How can I proceed from here?
CODE
library(tidyverse)
table_raw <- c("Per cent of Total Income",
"1938-39 1945 1965",
"Government ................ 62 50 6I",
"Insured persons ..... ........... i6 28 22",
"Employers ................ 19 20 15",
"Other (mainly interest) ......... ....... 3 2 2")
table_raw %>%
# replace '.' with one space
str_replace_all("\\.", " ") %>%
# replace two spaces or more with one space
str_replace_all("\\s{2,}", " ")
SOLUTION: Thanks to Peters answer below.
library(tidyverse)
table_raw <- c("Per cent of Total Income",
"1938-39 1945 1965",
"Government ................ 62 50 6I",
"Insured persons ..... ........... i6 28 22",
"Employers ................ 19 20 15",
"Other (mainly interest) ......... ....... 3 2 2")
# --- Cleaning ---#
# Remove first two rows
vec <- table_raw [-c(1:2)] %>%
str_replace_all("\\.", " ") %>%
# remove whitespace
str_squish() %>%
# Change 'i' to '1'.
str_replace_all("[iI](?=\\d)", "1") %>%
# Change 'I' to '1'.
str_replace_all("(?<=\\d)[iI]", "1") %>%
# Replace space followed by a digit with comma
str_replace_all("\\s(?=\\d{1})", ",")
final <- data.frame(unit = vec) %>%
separate(col = unit, sep = ",", into = c("unit_of_observation", "1938-39", "1945", "1965")) |>
pivot_longer(-unit_of_observation, names_to = "year", values_to = "pct_income")

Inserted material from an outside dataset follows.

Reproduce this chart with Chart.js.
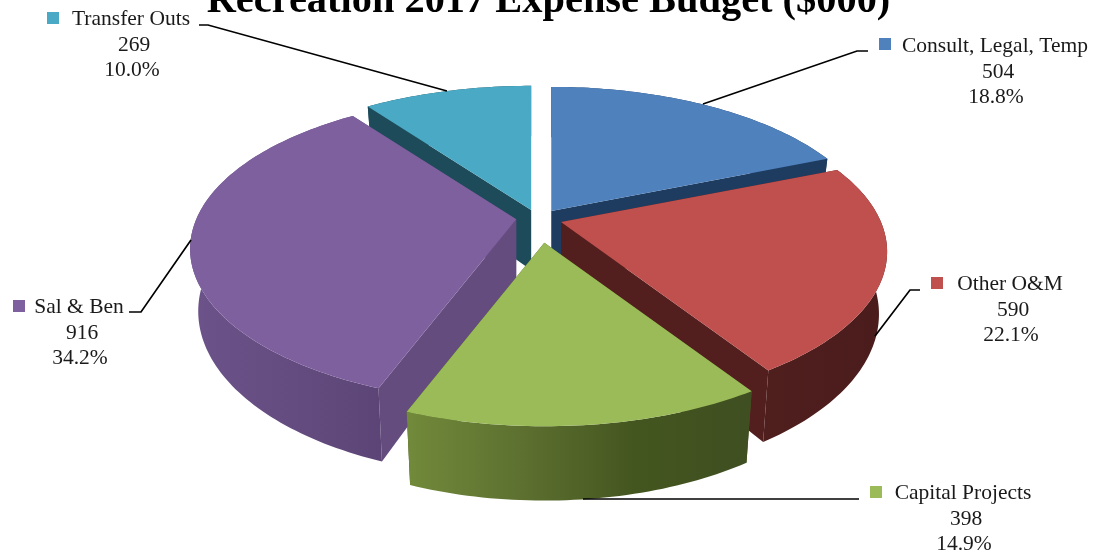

CodePudding user response:
Possibly not the most efficient way this may help:
library(tidyr, warn.conflicts = FALSE)
library(dplyr, warn.conflicts = FALSE)
library(stringr)
# initial data wrangling as a vector
vec <-
table_raw [-c(1:2)]|>
str_replace_all("\\.", " ") |>
str_squish() |>
str_replace_all("[iI](?=\\d)", "1")|>
str_replace_all("(?<=\\d)[iI]", "1") |>
str_replace_all("\\s(?=\\d{1})", ",")
#turn into long format as a data frame, I've left the percentages as characters, a simple mutate would resolve this.
data.frame(unit = vec) |>
separate(col = unit, sep = ",", into = c("unit", "1938-39", "1945", "1965")) |>
pivot_longer(-unit, names_to = "year", values_to = "pct_income")
#> # A tibble: 12 × 3
#> unit year pct_income
#> <chr> <chr> <chr>
#> 1 Government 1938-39 62
#> 2 Government 1945 50
#> 3 Government 1965 61
#> 4 Insured persons 1938-39 16
#> 5 Insured persons 1945 28
#> 6 Insured persons 1965 22
#> 7 Employers 1938-39 19
#> 8 Employers 1945 20
#> 9 Employers 1965 15
#> 10 Other (mainly interest) 1938-39 3
#> 11 Other (mainly interest) 1945 2
#> 12 Other (mainly interest) 1965 2
Created on 2022-12-27 with reprex v2.0.2